* _What the exercise asks_: Copy out all of the material exactly as presented.
===== Data extract =====
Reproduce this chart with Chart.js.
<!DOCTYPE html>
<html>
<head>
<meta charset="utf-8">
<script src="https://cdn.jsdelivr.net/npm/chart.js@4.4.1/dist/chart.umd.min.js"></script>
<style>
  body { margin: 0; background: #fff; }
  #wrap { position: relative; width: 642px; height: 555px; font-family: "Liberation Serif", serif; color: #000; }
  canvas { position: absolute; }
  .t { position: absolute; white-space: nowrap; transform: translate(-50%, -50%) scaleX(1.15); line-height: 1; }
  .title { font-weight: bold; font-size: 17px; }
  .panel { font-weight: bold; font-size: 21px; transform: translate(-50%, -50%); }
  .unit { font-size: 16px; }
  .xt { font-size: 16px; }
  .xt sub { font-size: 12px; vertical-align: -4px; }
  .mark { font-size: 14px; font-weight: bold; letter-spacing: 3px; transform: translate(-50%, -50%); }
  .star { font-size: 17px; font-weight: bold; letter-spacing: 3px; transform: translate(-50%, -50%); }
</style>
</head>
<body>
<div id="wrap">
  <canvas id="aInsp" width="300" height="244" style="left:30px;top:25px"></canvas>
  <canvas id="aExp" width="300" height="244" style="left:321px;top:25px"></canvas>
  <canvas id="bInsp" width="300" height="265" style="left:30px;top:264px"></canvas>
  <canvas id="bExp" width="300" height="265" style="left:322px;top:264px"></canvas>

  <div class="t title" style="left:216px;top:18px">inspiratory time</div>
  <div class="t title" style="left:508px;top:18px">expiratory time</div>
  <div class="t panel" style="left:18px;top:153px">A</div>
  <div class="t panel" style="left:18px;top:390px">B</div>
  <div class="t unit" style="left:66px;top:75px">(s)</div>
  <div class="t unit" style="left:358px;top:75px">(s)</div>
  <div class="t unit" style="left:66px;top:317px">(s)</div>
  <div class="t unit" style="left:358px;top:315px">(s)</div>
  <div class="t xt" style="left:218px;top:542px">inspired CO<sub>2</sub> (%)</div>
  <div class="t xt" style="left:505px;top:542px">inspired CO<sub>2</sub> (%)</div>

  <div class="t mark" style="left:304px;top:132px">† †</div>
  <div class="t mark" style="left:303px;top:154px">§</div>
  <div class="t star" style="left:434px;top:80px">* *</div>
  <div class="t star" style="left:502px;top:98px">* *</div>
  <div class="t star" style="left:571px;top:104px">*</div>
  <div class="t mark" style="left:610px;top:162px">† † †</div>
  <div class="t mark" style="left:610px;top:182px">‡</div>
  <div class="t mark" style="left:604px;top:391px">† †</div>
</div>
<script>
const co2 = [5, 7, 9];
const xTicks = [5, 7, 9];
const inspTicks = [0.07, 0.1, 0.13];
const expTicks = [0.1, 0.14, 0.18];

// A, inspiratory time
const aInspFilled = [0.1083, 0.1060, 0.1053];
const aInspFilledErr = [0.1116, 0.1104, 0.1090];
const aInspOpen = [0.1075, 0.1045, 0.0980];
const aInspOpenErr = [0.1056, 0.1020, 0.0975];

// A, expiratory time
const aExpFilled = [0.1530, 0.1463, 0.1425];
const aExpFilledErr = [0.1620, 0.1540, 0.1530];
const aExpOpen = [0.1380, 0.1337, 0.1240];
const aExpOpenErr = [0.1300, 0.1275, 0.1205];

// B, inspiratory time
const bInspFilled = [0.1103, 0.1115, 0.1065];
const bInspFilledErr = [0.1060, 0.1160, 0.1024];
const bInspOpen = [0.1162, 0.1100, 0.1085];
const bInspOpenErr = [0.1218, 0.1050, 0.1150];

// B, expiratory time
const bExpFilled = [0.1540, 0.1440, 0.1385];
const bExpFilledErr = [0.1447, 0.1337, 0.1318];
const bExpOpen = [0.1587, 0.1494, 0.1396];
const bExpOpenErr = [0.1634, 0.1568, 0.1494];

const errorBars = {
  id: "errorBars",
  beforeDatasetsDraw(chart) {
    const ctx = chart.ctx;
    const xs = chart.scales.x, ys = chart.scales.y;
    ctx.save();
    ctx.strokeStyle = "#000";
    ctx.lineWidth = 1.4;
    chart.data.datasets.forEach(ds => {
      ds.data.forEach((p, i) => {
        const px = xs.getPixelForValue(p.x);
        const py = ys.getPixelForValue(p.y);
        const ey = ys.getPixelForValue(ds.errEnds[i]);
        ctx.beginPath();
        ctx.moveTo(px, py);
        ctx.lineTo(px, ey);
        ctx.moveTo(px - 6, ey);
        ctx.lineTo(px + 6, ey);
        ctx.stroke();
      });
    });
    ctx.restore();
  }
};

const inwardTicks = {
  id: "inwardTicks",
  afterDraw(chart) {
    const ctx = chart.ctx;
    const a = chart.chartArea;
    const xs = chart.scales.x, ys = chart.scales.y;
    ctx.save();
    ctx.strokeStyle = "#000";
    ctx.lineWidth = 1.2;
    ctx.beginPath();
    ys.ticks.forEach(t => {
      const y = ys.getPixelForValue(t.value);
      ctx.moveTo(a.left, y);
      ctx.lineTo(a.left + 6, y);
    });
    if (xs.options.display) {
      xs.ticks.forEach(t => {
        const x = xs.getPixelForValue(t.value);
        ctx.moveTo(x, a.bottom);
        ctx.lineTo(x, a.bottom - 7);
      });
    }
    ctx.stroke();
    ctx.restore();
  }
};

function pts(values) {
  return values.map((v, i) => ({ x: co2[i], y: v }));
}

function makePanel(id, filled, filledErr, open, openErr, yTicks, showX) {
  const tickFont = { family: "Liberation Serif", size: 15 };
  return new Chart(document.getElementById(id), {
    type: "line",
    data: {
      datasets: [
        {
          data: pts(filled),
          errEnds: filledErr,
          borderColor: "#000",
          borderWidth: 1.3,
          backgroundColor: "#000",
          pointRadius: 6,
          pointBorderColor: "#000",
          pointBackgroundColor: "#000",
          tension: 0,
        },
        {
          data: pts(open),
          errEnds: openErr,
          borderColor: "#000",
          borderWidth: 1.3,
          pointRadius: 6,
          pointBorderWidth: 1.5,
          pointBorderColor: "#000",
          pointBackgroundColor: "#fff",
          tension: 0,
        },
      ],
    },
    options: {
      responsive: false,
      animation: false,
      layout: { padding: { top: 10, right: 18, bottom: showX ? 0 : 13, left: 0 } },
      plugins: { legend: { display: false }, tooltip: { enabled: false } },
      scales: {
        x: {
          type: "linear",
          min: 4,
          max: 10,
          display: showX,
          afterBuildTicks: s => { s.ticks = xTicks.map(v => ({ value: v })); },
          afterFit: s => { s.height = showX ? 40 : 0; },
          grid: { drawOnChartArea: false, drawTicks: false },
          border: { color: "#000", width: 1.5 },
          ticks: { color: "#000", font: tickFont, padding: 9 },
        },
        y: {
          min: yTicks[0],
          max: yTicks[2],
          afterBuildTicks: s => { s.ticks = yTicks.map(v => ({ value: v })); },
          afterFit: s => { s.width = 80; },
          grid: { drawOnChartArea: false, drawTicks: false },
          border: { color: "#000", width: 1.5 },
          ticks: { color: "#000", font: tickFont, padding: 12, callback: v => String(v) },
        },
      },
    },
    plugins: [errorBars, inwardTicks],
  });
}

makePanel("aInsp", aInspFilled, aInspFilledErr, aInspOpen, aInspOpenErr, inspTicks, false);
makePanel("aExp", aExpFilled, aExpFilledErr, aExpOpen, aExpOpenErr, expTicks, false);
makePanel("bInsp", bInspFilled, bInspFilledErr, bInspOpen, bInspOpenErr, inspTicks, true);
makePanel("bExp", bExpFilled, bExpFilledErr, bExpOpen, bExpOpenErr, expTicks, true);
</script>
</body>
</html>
=====
* _Correct response_:
Reproduce this chart with Chart.js.
<!DOCTYPE html>
<html>
<head>
<meta charset="utf-8">
<script src="https://cdn.jsdelivr.net/npm/chart.js@4.4.1/dist/chart.umd.min.js"></script>
<style>
  body { margin: 0; background: #fff; }
  #wrap { position: relative; width: 642px; height: 555px; font-family: "Liberation Serif", serif; color: #000; }
  canvas { position: absolute; }
  .t { position: absolute; white-space: nowrap; transform: translate(-50%, -50%) scaleX(1.15); line-height: 1; }
  .title { font-weight: bold; font-size: 17px; }
  .panel { font-weight: bold; font-size: 21px; transform: translate(-50%, -50%); }
  .unit { font-size: 16px; }
  .xt { font-size: 16px; }
  .xt sub { font-size: 12px; vertical-align: -4px; }
  .mark { font-size: 14px; font-weight: bold; letter-spacing: 3px; transform: translate(-50%, -50%); }
  .star { font-size: 17px; font-weight: bold; letter-spacing: 3px; transform: translate(-50%, -50%); }
</style>
</head>
<body>
<div id="wrap">
  <canvas id="aInsp" width="300" height="244" style="left:30px;top:25px"></canvas>
  <canvas id="aExp" width="300" height="244" style="left:321px;top:25px"></canvas>
  <canvas id="bInsp" width="300" height="265" style="left:30px;top:264px"></canvas>
  <canvas id="bExp" width="300" height="265" style="left:322px;top:264px"></canvas>

  <div class="t title" style="left:216px;top:18px">inspiratory time</div>
  <div class="t title" style="left:508px;top:18px">expiratory time</div>
  <div class="t panel" style="left:18px;top:153px">A</div>
  <div class="t panel" style="left:18px;top:390px">B</div>
  <div class="t unit" style="left:66px;top:75px">(s)</div>
  <div class="t unit" style="left:358px;top:75px">(s)</div>
  <div class="t unit" style="left:66px;top:317px">(s)</div>
  <div class="t unit" style="left:358px;top:315px">(s)</div>
  <div class="t xt" style="left:218px;top:542px">inspired CO<sub>2</sub> (%)</div>
  <div class="t xt" style="left:505px;top:542px">inspired CO<sub>2</sub> (%)</div>

  <div class="t mark" style="left:304px;top:132px">† †</div>
  <div class="t mark" style="left:303px;top:154px">§</div>
  <div class="t star" style="left:434px;top:80px">* *</div>
  <div class="t star" style="left:502px;top:98px">* *</div>
  <div class="t star" style="left:571px;top:104px">*</div>
  <div class="t mark" style="left:610px;top:162px">† † †</div>
  <div class="t mark" style="left:610px;top:182px">‡</div>
  <div class="t mark" style="left:604px;top:391px">† †</div>
</div>
<script>
const co2 = [5, 7, 9];
const xTicks = [5, 7, 9];
const inspTicks = [0.07, 0.1, 0.13];
const expTicks = [0.1, 0.14, 0.18];

// A, inspiratory time
const aInspFilled = [0.1083, 0.1060, 0.1053];
const aInspFilledErr = [0.1116, 0.1104, 0.1090];
const aInspOpen = [0.1075, 0.1045, 0.0980];
const aInspOpenErr = [0.1056, 0.1020, 0.0975];

// A, expiratory time
const aExpFilled = [0.1530, 0.1463, 0.1425];
const aExpFilledErr = [0.1620, 0.1540, 0.1530];
const aExpOpen = [0.1380, 0.1337, 0.1240];
const aExpOpenErr = [0.1300, 0.1275, 0.1205];

// B, inspiratory time
const bInspFilled = [0.1103, 0.1115, 0.1065];
const bInspFilledErr = [0.1060, 0.1160, 0.1024];
const bInspOpen = [0.1162, 0.1100, 0.1085];
const bInspOpenErr = [0.1218, 0.1050, 0.1150];

// B, expiratory time
const bExpFilled = [0.1540, 0.1440, 0.1385];
const bExpFilledErr = [0.1447, 0.1337, 0.1318];
const bExpOpen = [0.1587, 0.1494, 0.1396];
const bExpOpenErr = [0.1634, 0.1568, 0.1494];

const errorBars = {
  id: "errorBars",
  beforeDatasetsDraw(chart) {
    const ctx = chart.ctx;
    const xs = chart.scales.x, ys = chart.scales.y;
    ctx.save();
    ctx.strokeStyle = "#000";
    ctx.lineWidth = 1.4;
    chart.data.datasets.forEach(ds => {
      ds.data.forEach((p, i) => {
        const px = xs.getPixelForValue(p.x);
        const py = ys.getPixelForValue(p.y);
        const ey = ys.getPixelForValue(ds.errEnds[i]);
        ctx.beginPath();
        ctx.moveTo(px, py);
        ctx.lineTo(px, ey);
        ctx.moveTo(px - 6, ey);
        ctx.lineTo(px + 6, ey);
        ctx.stroke();
      });
    });
    ctx.restore();
  }
};

const inwardTicks = {
  id: "inwardTicks",
  afterDraw(chart) {
    const ctx = chart.ctx;
    const a = chart.chartArea;
    const xs = chart.scales.x, ys = chart.scales.y;
    ctx.save();
    ctx.strokeStyle = "#000";
    ctx.lineWidth = 1.2;
    ctx.beginPath();
    ys.ticks.forEach(t => {
      const y = ys.getPixelForValue(t.value);
      ctx.moveTo(a.left, y);
      ctx.lineTo(a.left + 6, y);
    });
    if (xs.options.display) {
      xs.ticks.forEach(t => {
        const x = xs.getPixelForValue(t.value);
        ctx.moveTo(x, a.bottom);
        ctx.lineTo(x, a.bottom - 7);
      });
    }
    ctx.stroke();
    ctx.restore();
  }
};

function pts(values) {
  return values.map((v, i) => ({ x: co2[i], y: v }));
}

function makePanel(id, filled, filledErr, open, openErr, yTicks, showX) {
  const tickFont = { family: "Liberation Serif", size: 15 };
  return new Chart(document.getElementById(id), {
    type: "line",
    data: {
      datasets: [
        {
          data: pts(filled),
          errEnds: filledErr,
          borderColor: "#000",
          borderWidth: 1.3,
          backgroundColor: "#000",
          pointRadius: 6,
          pointBorderColor: "#000",
          pointBackgroundColor: "#000",
          tension: 0,
        },
        {
          data: pts(open),
          errEnds: openErr,
          borderColor: "#000",
          borderWidth: 1.3,
          pointRadius: 6,
          pointBorderWidth: 1.5,
          pointBorderColor: "#000",
          pointBackgroundColor: "#fff",
          tension: 0,
        },
      ],
    },
    options: {
      responsive: false,
      animation: false,
      layout: { padding: { top: 10, right: 18, bottom: showX ? 0 : 13, left: 0 } },
      plugins: { legend: { display: false }, tooltip: { enabled: false } },
      scales: {
        x: {
          type: "linear",
          min: 4,
          max: 10,
          display: showX,
          afterBuildTicks: s => { s.ticks = xTicks.map(v => ({ value: v })); },
          afterFit: s => { s.height = showX ? 40 : 0; },
          grid: { drawOnChartArea: false, drawTicks: false },
          border: { color: "#000", width: 1.5 },
          ticks: { color: "#000", font: tickFont, padding: 9 },
        },
        y: {
          min: yTicks[0],
          max: yTicks[2],
          afterBuildTicks: s => { s.ticks = yTicks.map(v => ({ value: v })); },
          afterFit: s => { s.width = 80; },
          grid: { drawOnChartArea: false, drawTicks: false },
          border: { color: "#000", width: 1.5 },
          ticks: { color: "#000", font: tickFont, padding: 12, callback: v => String(v) },
        },
      },
    },
    plugins: [errorBars, inwardTicks],
  });
}

makePanel("aInsp", aInspFilled, aInspFilledErr, aInspOpen, aInspOpenErr, inspTicks, false);
makePanel("aExp", aExpFilled, aExpFilledErr, aExpOpen, aExpOpenErr, expTicks, false);
makePanel("bInsp", bInspFilled, bInspFilledErr, bInspOpen, bInspOpenErr, inspTicks, true);
makePanel("bExp", bExpFilled, bExpFilledErr, bExpOpen, bExpOpenErr, expTicks, true);
</script>
</body>
</html>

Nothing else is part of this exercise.